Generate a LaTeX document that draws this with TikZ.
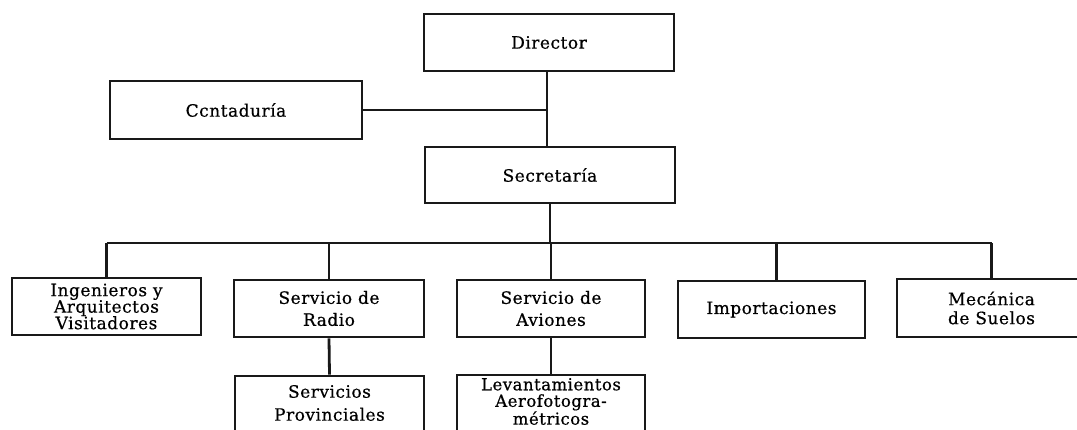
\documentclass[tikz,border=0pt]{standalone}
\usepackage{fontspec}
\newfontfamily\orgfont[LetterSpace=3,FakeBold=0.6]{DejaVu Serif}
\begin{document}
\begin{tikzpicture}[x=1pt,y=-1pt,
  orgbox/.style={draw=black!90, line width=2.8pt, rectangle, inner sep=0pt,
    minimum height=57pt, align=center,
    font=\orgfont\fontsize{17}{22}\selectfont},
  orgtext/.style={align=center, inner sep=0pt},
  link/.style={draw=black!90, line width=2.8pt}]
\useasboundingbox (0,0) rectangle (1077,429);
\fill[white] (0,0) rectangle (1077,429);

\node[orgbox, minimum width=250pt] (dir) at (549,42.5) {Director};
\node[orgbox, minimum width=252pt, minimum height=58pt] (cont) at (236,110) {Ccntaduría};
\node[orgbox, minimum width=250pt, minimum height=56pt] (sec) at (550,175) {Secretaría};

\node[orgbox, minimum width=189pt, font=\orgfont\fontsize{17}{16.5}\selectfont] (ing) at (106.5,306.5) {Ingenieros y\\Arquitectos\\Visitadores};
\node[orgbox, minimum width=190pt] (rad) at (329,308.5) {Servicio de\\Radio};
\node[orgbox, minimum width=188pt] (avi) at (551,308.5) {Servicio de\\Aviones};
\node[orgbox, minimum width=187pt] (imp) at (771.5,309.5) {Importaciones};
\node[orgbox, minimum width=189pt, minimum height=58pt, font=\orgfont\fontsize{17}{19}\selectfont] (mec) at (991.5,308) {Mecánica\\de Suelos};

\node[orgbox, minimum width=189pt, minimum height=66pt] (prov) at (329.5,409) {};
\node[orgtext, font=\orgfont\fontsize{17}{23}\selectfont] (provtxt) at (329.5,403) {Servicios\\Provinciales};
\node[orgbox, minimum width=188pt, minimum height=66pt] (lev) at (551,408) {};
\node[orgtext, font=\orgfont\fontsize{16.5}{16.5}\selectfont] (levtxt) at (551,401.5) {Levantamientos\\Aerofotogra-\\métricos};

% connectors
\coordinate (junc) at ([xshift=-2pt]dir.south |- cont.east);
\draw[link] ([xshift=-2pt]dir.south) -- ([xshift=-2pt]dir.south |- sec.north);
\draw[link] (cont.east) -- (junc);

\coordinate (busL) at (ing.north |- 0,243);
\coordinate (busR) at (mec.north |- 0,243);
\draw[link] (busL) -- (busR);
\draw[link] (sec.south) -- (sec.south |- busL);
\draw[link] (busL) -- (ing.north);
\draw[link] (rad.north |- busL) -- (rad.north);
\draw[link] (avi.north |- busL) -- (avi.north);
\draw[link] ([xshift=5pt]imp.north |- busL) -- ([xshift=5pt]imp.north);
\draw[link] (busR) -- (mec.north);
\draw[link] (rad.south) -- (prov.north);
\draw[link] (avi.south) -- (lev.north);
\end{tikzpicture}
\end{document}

=====

Stated problem ->
Quote, please, every line of the material above from its start through the line that has "(mec) at (991.5,308)", reproducing the words exactly and dropping any images.

Worked solution ->
Generate a LaTeX document that draws this with TikZ.
\documentclass[tikz,border=0pt]{standalone}
\usepackage{fontspec}
\newfontfamily\orgfont[LetterSpace=3,FakeBold=0.6]{DejaVu Serif}
\begin{document}
\begin{tikzpicture}[x=1pt,y=-1pt,
  orgbox/.style={draw=black!90, line width=2.8pt, rectangle, inner sep=0pt,
    minimum height=57pt, align=center,
    font=\orgfont\fontsize{17}{22}\selectfont},
  orgtext/.style={align=center, inner sep=0pt},
  link/.style={draw=black!90, line width=2.8pt}]
\useasboundingbox (0,0) rectangle (1077,429);
\fill[white] (0,0) rectangle (1077,429);

\node[orgbox, minimum width=250pt] (dir) at (549,42.5) {Director};
\node[orgbox, minimum width=252pt, minimum height=58pt] (cont) at (236,110) {Ccntaduría};
\node[orgbox, minimum width=250pt, minimum height=56pt] (sec) at (550,175) {Secretaría};

\node[orgbox, minimum width=189pt, font=\orgfont\fontsize{17}{16.5}\selectfont] (ing) at (106.5,306.5) {Ingenieros y\\Arquitectos\\Visitadores};
\node[orgbox, minimum width=190pt] (rad) at (329,308.5) {Servicio de\\Radio};
\node[orgbox, minimum width=188pt] (avi) at (551,308.5) {Servicio de\\Aviones};
\node[orgbox, minimum width=187pt] (imp) at (771.5,309.5) {Importaciones};
\node[orgbox, minimum width=189pt, minimum height=58pt, font=\orgfont\fontsize{17}{19}\selectfont] (mec) at (991.5,308) {Mecánica\\de Suelos};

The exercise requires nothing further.